Please write out the lines of the data exactly, beginning with the first and ending with the line containing "y_ticks = [0, 40, 80, 120, 160, 200]"; leave the pictures behind.

RECORDS TO USE ▸
>> begin

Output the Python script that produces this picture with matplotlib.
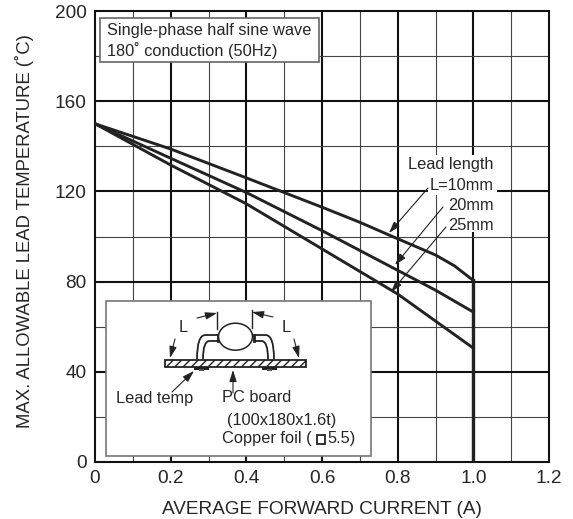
import matplotlib
matplotlib.use('Agg')
import matplotlib.pyplot as plt
from matplotlib.patches import Rectangle, Ellipse, PathPatch
from matplotlib.path import Path

current_10 = [0, 0.2, 0.4, 0.6, 0.7, 0.8, 0.9, 0.95, 1.0]
temp_10 = [150, 138.8, 126, 113, 106.3, 99, 91.8, 87, 80.5]
current_20 = [0, 0.2, 0.4, 0.6, 0.8, 0.9, 1.0]
temp_20 = [150, 134.7, 119.5, 102.6, 85, 76.2, 66.5]
current_25 = [0, 0.2, 0.4, 0.6, 0.8, 0.9, 1.0]
temp_25 = [150, 131.7, 114.5, 94.5, 74.5, 62.5, 50.5]
x_ticks = [0, 0.2, 0.4, 0.6, 0.8, 1.0, 1.2]
x_labels = ['0', '0.2', '0.4', '0.6', '0.8', '1.0', '1.2']
y_ticks = [0, 40, 80, 120, 160, 200]

W, H = 573, 519
TXT = '#262626'
NOTE = 11.8
plt.rcParams['font.family'] = ['Liberation Sans', 'DejaVu Sans']

fig = plt.figure(figsize=(W / 100, H / 100), dpi=100)
ax = fig.add_axes([95 / W, 1 - 462 / H, 454 / W, 451 / H])
ax.set_xlim(0, 1.2)
ax.set_ylim(0, 200)

# grid, thin every 0.1 / 20, heavy on the labelled values
for v in range(1, 12):
    if v % 2 == 0:
        ax.axvline(v / 10, color='#111111', lw=1.5, zorder=1)
    else:
        ax.axvline(v / 10, color='#444444', lw=0.8, zorder=1)
for v in range(20, 200, 20):
    if v % 40 == 0:
        ax.axhline(v, color='#111111', lw=1.5, zorder=1)
    else:
        ax.axhline(v, color='#444444', lw=0.8, zorder=1)

for s in ax.spines.values():
    s.set_linewidth(1.5)
    s.set_color('#111111')

ax.plot(current_10, temp_10, color='#222222', lw=2.1, zorder=3)
ax.plot(current_20, temp_20, color='#222222', lw=2.1, zorder=3)
ax.plot(current_25, temp_25, color='#222222', lw=2.1, zorder=3)
ax.plot([1.0, 1.0], [0, 80.5], color='#222222', lw=2.4, zorder=3)

ax.set_xticks(x_ticks, x_labels)
ax.set_yticks(y_ticks)
ax.tick_params(length=0, labelsize=13.7, labelcolor=TXT)
ax.tick_params(axis='x', pad=6)
ax.tick_params(axis='y', pad=6)
ax.set_xlabel('AVERAGE FORWARD CURRENT (A)', fontsize=13.7, color=TXT, labelpad=10)
ax.set_ylabel('MAX. ALLOWABLE LEAD TEMPERATURE (˚C)', fontsize=13.3, color=TXT, labelpad=15, y=0.511)

# overlay in pixel units for boxes and the board sketch
ov = fig.add_axes([0, 0, 1, 1], facecolor='none')
ov.set_xlim(0, W)
ov.set_ylim(H, 0)
ov.axis('off')

ov.add_patch(Rectangle((100, 18), 219, 44, fc='white', ec='#666666', lw=1.2, zorder=5))
ov.text(107, 30, 'Single-phase half sine wave', fontsize=NOTE, color=TXT, va='center', zorder=6)
ov.text(107, 50.5, '180˚ conduction (50Hz)', fontsize=NOTE, color=TXT, va='center', zorder=6)

ov.add_patch(Rectangle((105.5, 300.5), 265, 155, fc='white', ec='#777777', lw=1.2, zorder=5))

# curve labels, white patches knock the grid out behind them
ov.add_patch(Rectangle((405, 155), 92, 21, fc='white', ec='none', zorder=2))
ov.add_patch(Rectangle((428, 176), 69, 19, fc='white', ec='none', zorder=2))
ov.add_patch(Rectangle((447, 195), 50, 37, fc='white', ec='none', zorder=2))
ov.text(450.5, 165, 'Lead length', fontsize=NOTE, color=TXT, ha='center', va='center', zorder=6)
ov.text(494, 185, 'L=10mm', fontsize=NOTE, color=TXT, ha='right', va='center', zorder=6)
ov.text(494, 205, '20mm', fontsize=NOTE, color=TXT, ha='right', va='center', zorder=6)
ov.text(494, 225, '25mm', fontsize=NOTE, color=TXT, ha='right', va='center', zorder=6)


def arrow(x0, y0, x1, y1):
    ov.annotate('', xy=(x1, y1), xytext=(x0, y0), zorder=9,
                arrowprops=dict(arrowstyle='-|>,head_length=0.7,head_width=0.22', color='#222222',
                                lw=0.8, shrinkA=0, shrinkB=0))


arrow(428, 188, 389, 233)
arrow(443, 207, 395, 265)
arrow(446, 227, 391, 292)

# board
ov.add_patch(Rectangle((165, 359.5), 141, 7.5, fc='white', ec='#222222', lw=1.3, hatch='////', zorder=6))
cx = 235.5
for sx in (1, -1):
    outer = Path([(cx - sx * 38.5, 359), (cx - sx * 38.5, 335), (cx - sx * 30, 335), (cx - sx * 18, 335)],
                 [Path.MOVETO, Path.CURVE3, Path.CURVE3, Path.LINETO])
    inner = Path([(cx - sx * 32.5, 359), (cx - sx * 32.5, 341), (cx - sx * 26, 341), (cx - sx * 18, 341)],
                 [Path.MOVETO, Path.CURVE3, Path.CURVE3, Path.LINETO])
    ov.add_patch(PathPatch(outer, fc='none', ec='#222222', lw=1.3, zorder=6))
    ov.add_patch(PathPatch(inner, fc='none', ec='#222222', lw=1.3, zorder=6))
    ov.plot([cx - sx * 18, cx - sx * 18], [335, 341], color='#222222', lw=2, zorder=6)
    # solder pad under the board
    ov.add_patch(Rectangle((cx - sx * 34 - 7.5, 367), 15, 2.5, fc='#222222', ec='none', zorder=6))
    ov.add_patch(Rectangle((cx - sx * 34 - 2.5, 369), 5, 2, fc='#555555', ec='none', zorder=6))
ov.add_patch(Ellipse((cx, 336.7), 34, 27, fc='white', ec='#222222', lw=1.1, zorder=7))

# dimension marks
ov.plot([217, 217], [312, 329], color='#222222', lw=1, zorder=6)
ov.plot([252, 252], [310, 328], color='#222222', lw=1, zorder=6)
arrow(197, 318, 217, 313)
arrow(273, 317, 252, 312)
arrow(175, 339, 170, 358)
arrow(294, 339, 299, 358)
arrow(172, 392, 194, 371)
arrow(233, 393, 233, 370)

ov.text(183, 327, 'L', fontsize=NOTE, color=TXT, ha='center', va='center', zorder=8)
ov.text(286, 327, 'L', fontsize=NOTE, color=TXT, ha='center', va='center', zorder=8)
ov.text(116, 398, 'Lead temp', fontsize=NOTE, color=TXT, va='center', zorder=8)
ov.text(222, 398, 'PC board', fontsize=NOTE, color=TXT, va='center', zorder=8)
ov.text(227, 420, '(100x180x1.6t)', fontsize=NOTE, color=TXT, va='center', zorder=8)
ov.text(222, 439, 'Copper foil (', fontsize=NOTE, color=TXT, va='center', zorder=8)
ov.add_patch(Rectangle((316.5, 435), 8.5, 9, fc='none', ec='#222222', lw=1.3, zorder=8))
ov.text(327, 439, '5.5)', fontsize=NOTE, color=TXT, va='center', zorder=8)

fig.savefig('out.png', dpi=100)
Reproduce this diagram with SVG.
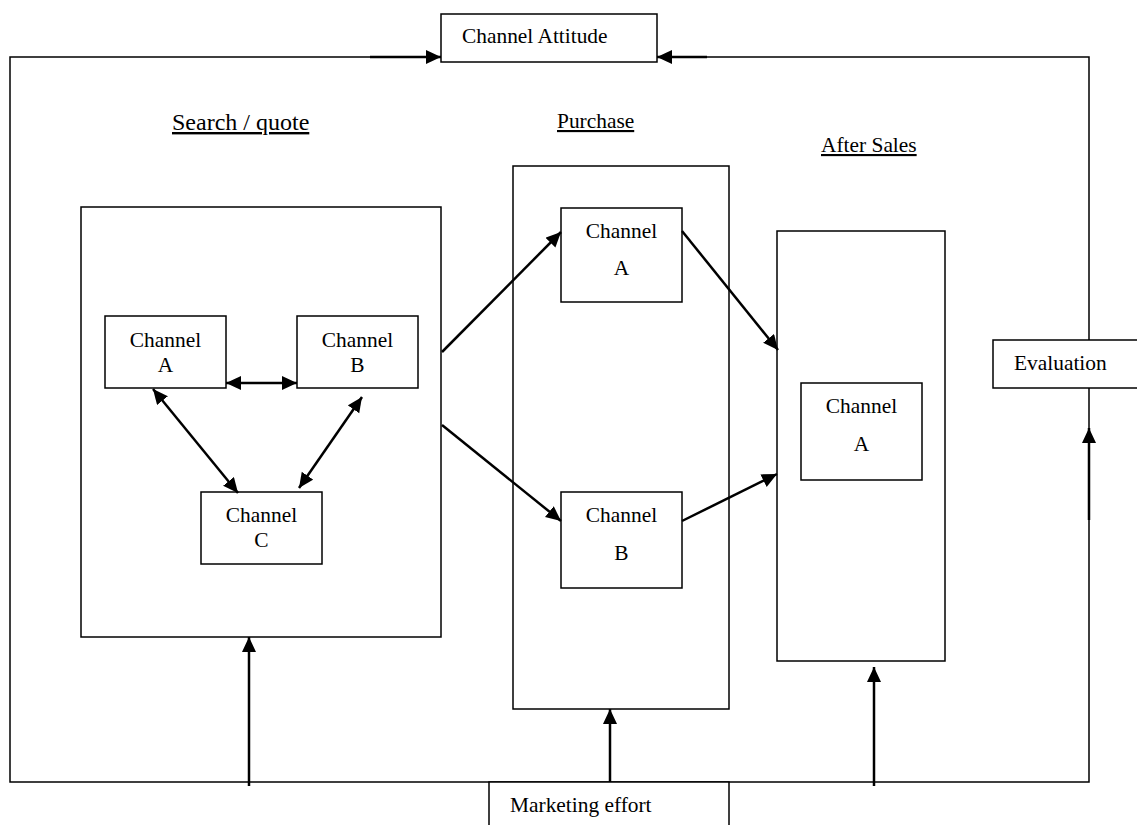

>> end

THE REPLY ▸
Output the Python script that produces this picture with matplotlib.
import matplotlib
matplotlib.use('Agg')
import matplotlib.pyplot as plt
from matplotlib.patches import Rectangle, Ellipse, PathPatch
from matplotlib.path import Path

current_10 = [0, 0.2, 0.4, 0.6, 0.7, 0.8, 0.9, 0.95, 1.0]
temp_10 = [150, 138.8, 126, 113, 106.3, 99, 91.8, 87, 80.5]
current_20 = [0, 0.2, 0.4, 0.6, 0.8, 0.9, 1.0]
temp_20 = [150, 134.7, 119.5, 102.6, 85, 76.2, 66.5]
current_25 = [0, 0.2, 0.4, 0.6, 0.8, 0.9, 1.0]
temp_25 = [150, 131.7, 114.5, 94.5, 74.5, 62.5, 50.5]
x_ticks = [0, 0.2, 0.4, 0.6, 0.8, 1.0, 1.2]
x_labels = ['0', '0.2', '0.4', '0.6', '0.8', '1.0', '1.2']
y_ticks = [0, 40, 80, 120, 160, 200]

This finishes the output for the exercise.